4

I am working with an XML feed that has, as one of it's nodes, a URL string similar to the following:

http://aflite.co.uk/track/?aid=13414&mid=32532&dl=http://www.google.com/&aref=chris

I understand that ampersands cause a lot of problems in XML and should be escaped by using & instead of a naked &. I therefore changed the php to read as follows:

<node><?php echo ('http://aflite.co.uk/track/?aid=13414&amp;mid=32532&amp;dl=http://www.google.com/&amp;aref=chris'); ?></node>

However when this generates the XML feed, the string appears with the full &amp; and so the actual URL does not work. Apologies if this is a very basic misunderstanding but some guidance would be great.

I've also tried using %26 instead of &amp; but still getting the same problem.

skaffman
  • 398,947
  • 96
  • 818
  • 769
Chris
  • 57
  • 1
  • 1
  • 7
  • 2
    `&` is correct. If the parser isn't decoding it when it converts the XML node value to a string, then the parser is broken and you need to fix that and not the XML. – Quentin Jun 29 '11 at 10:57
  • possible duplicate of [Remove &amp from string when writing to xml in PHP](http://stackoverflow.com/questions/6379283/remove-amp-from-string-when-writing-to-xml-in-php) – Gordon Jun 29 '11 at 11:13
  • You should not create XML with plain `echo` statements. Instead, use either SimpleXML or XMLWriter: they will all take care of the dirty details for you. – Álvaro González Jun 29 '11 at 11:18

2 Answers2

8

If you are inserting something into XML/HTML you should always use the htmlspecialchars function. this will escape your strings into correct XML syntax.

but you are running into a second problem. your have added a second url to the first one. this need also escaped into url syntax. for this you need to use urlencode.

<node><?php echo htmlspecialchars('http://aflite.co.uk/track/?aid=13414&mid=32532&aref=chris&dl='.urlencode('http://www.google.com/')); ?></node>
coding Bott
  • 4,287
  • 1
  • 27
  • 44
  • if he uses `htmlspecialchars()` on a string which has already got `&` escaping, he'll end up with a double-escaped string. – Spudley Jun 30 '11 at 09:54
  • yes his samples code doesnt work. i corrected my sample when i saw the second appended url. – coding Bott Jun 30 '11 at 09:57
  • you've updated the answer, so that's good; no more double-escaping.
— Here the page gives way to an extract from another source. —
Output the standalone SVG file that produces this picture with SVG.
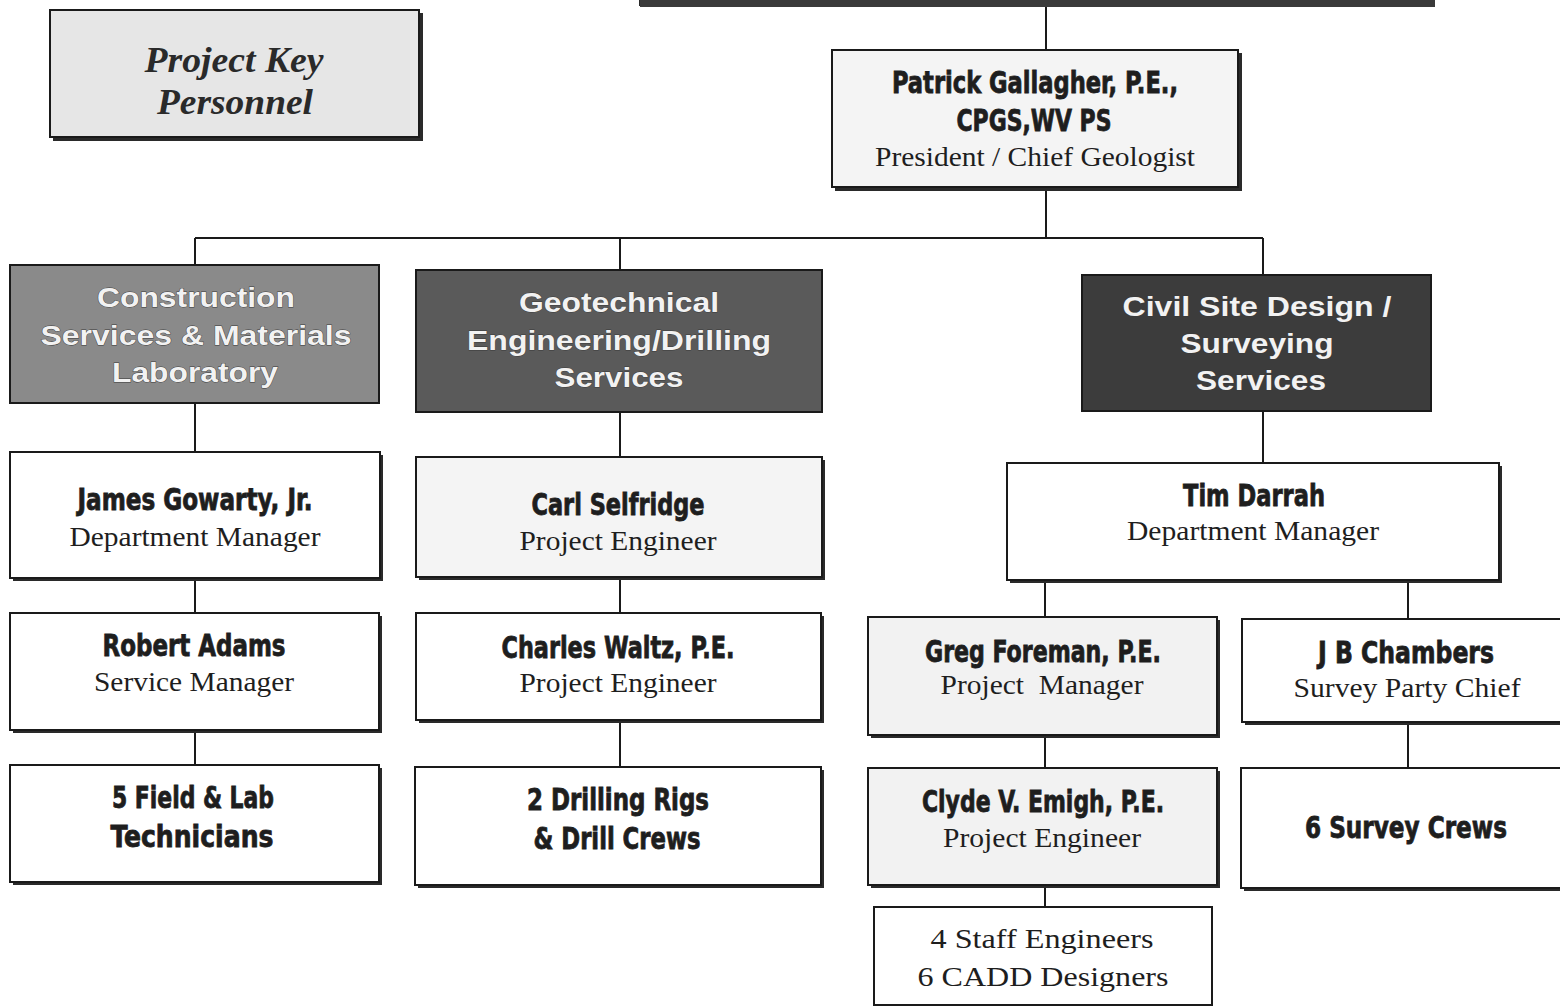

But interestingly, I note the `urlencode()` part that you've added: there's nothing in the original question which specifies that `aref=chris` is part of the google URL rather than another argument of the main URL. If it is, then your answer is good and also explains why it wasn't working for him despite escaping. However, there's stil a problem, in that if `aref=chris` is part of the google URL then it needs to be preceded by a question mark, rather than an ampersand, as well as being run through `urlencode()`. – Spudley Jun 30 '11 at 10:04
  • yes, you are right. &ahref isnt part of the google url. the google url an contain any char he need within his url. this includes also a ?. – coding Bott Jun 30 '11 at 10:11
  • +1. I'll vote you up anyway though because there are some good points raised here which I didn't have in my answer. :) – Spudley Jun 30 '11 at 10:13
5

&amp; is correct for escaping ampersands in an XML document. The example you've given should work.

You state that it doesn't work, but you haven't stated what application you're using, or in what way it doesn't work. What exactly happens when you click the link? Do the &amp; strings end up in the browser's URL field? If that's the case, it sounds like a fault with the software you've viewing the XML with. Have you tried looking at the XML in another application to see if the problem is consistent?

To answer the final part of your question: %26 would definitely not work for you -- this would be what you'd use if your URL parameters needed to contain ampersands. Say for example in aref=chris, if the name chris were to an ampersand (lets say the username was chris&bob), then that ampersand would need to be escaped using %26 so that the URL parser didn't see it as starting a new URL parameter.

Hope that helps.

Spudley
  • 166,037
  • 39
  • 233
  • 307